It sounds like you have two different problems, and both are related to the LED bulbs. First of all, whenever you have bulbs doing the wrong functions, it is usually due to a broken ground wire. The glaring and common clue is current can't get to ground so it looks for an alternate path, and that is through a different filament, which can be on the other side of the truck, and through the signal bulb. The signal bulb is sharing the 12 volts with other bulbs, so it will be much less than full brightness.
The second thing has to do with LED bulbs not drawing enough current. With the older thermal / mechanical flashers, too little current causes the flasher element to not get hot enough to flash so, depending on the flasher style, the signal either stays on or stays off, or it might just flash very slowly.
If you have the newer electronic flasher, too little current flow, (as in a burned out bulb), causes them to flash too fast.

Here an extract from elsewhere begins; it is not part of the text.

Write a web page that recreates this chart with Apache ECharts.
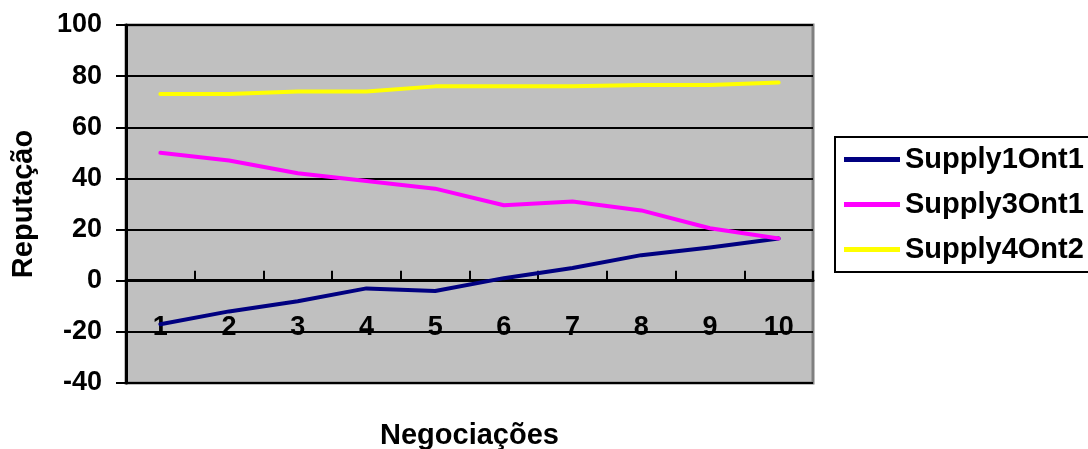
<!DOCTYPE html>
<html>
<head>
<meta charset="utf-8">
<script src="https://cdn.jsdelivr.net/npm/echarts@6/dist/echarts.min.js"></script>
<style>
html, body { margin: 0; padding: 0; background: #fff; }
#chart { width: 1088px; height: 449px; }
</style>
</head>
<body>
<div id="chart"></div>
<script>
var categories = ['1', '2', '3', '4', '5', '6', '7', '8', '9', '10'];
var supply1Ont1 = [-17, -12, -8, -3, -4, 1, 5, 10, 13, 16.5];
var supply3Ont1 = [50, 47, 42, 39, 36, 29.5, 31, 27.5, 20.5, 16.5];
var supply4Ont2 = [73, 73, 74, 74, 76, 76, 76, 76.5, 76.5, 77.5];
var yTicks = { min: -40, max: 100, step: 20 };

var font = 'Liberation Sans, Arial, sans-serif';

var myChart = echarts.init(document.getElementById('chart'));

var option = {
	backgroundColor: '#ffffff',
	animation: false,
	textStyle: { fontFamily: font },
	grid: {
		left: 126, right: 275, top: 25, bottom: 66,
		containLabel: false,
		outerBoundsMode: 'none',
		show: true,
		backgroundColor: '#c0c0c0',
		borderColor: '#808080',
		borderWidth: 3
	},
	legend: {
		orient: 'vertical',
		left: 835, top: 137,
		padding: [8, 40, 8, 9],
		borderColor: '#000',
		borderWidth: 2,
		backgroundColor: '#fff',
		icon: 'rect',
		itemWidth: 56,
		itemHeight: 5,
		itemGap: 16,
		textStyle: { fontFamily: font, fontWeight: 'bold', fontSize: 29, color: '#000' },
		data: ['Supply1Ont1', 'Supply3Ont1', 'Supply4Ont2']
	},
	xAxis: {
		type: 'category',
		data: categories,
		boundaryGap: true,
		name: 'Negociações',
		nameLocation: 'middle',
		nameGap: 38,
		nameTextStyle: { fontFamily: font, fontWeight: 'bold', fontSize: 29, color: '#000' },
		axisLine: { onZero: true, lineStyle: { color: '#000', width: 3 } },
		axisTick: { show: true, inside: true, length: 10, lineStyle: { color: '#000', width: 2 } },
		axisLabel: { margin: -69, fontFamily: font, fontWeight: 'bold', fontSize: 27, color: '#000' },
		splitLine: { show: false }
	},
	yAxis: {
		type: 'value',
		min: yTicks.min,
		max: yTicks.max,
		interval: yTicks.step,
		name: 'Reputação',
		nameLocation: 'middle',
		nameGap: 88,
		nameTextStyle: { fontFamily: font, fontWeight: 'bold', fontSize: 29, color: '#000' },
		axisLine: { show: true, lineStyle: { color: '#000', width: 3 } },
		axisTick: { show: true, length: 10, lineStyle: { color: '#000', width: 2 } },
		axisLabel: { margin: 24, fontFamily: font, fontWeight: 'bold', fontSize: 27, color: '#000' },
		splitLine: { show: true, lineStyle: { color: '#000', width: 2 } }
	},
	series: [
		{
			name: 'Supply1Ont1', type: 'line', data: supply1Ont1,
			symbol: 'none', color: '#000080',
			lineStyle: { width: 4, color: '#000080', cap: 'round', join: 'round' }
		},
		{
			name: 'Supply3Ont1', type: 'line', data: supply3Ont1,
			symbol: 'none', color: '#ff00ff',
			lineStyle: { width: 4, color: '#ff00ff', cap: 'round', join: 'round' }
		},
		{
			name: 'Supply4Ont2', type: 'line', data: supply4Ont2,
			symbol: 'none', color: '#ffff00',
			lineStyle: { width: 4, color: '#ffff00', cap: 'round', join: 'round' }
		}
	]
};

myChart.setOption(option);
</script>
</body>
</html>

Since LED bulbs also draw too little current, the flasher acts the same way. The fix for that is to add a resistor to each bulb. I haven't looked into that yet, but a typical 1157 signal bulb has about 12 ohms of resistance. I would guess a 15 to 20 ohm resistor, coupled with an LED bulb, would draw the right amount of current to make the flasher work properly.
I would plug one of the original headlight assemblies back in and verify that side works properly. If there is still a problem, look for a wire in the truck's harness that was brittle and broke when you flexed it. If the lights work properly, the next suspect is your new light is wired incorrectly. That isn't something that can be easily examined or described over a computer.
You can also buy an electronic flasher made for LED bulbs. I bought a few of those, also on eBay, for less than four bucks, and they work fine. If everything else is wired correctly, plugging in one of those flashers is a lot easier than soldering in a bunch of resistors. Those are meant to replace the older thermal flashers.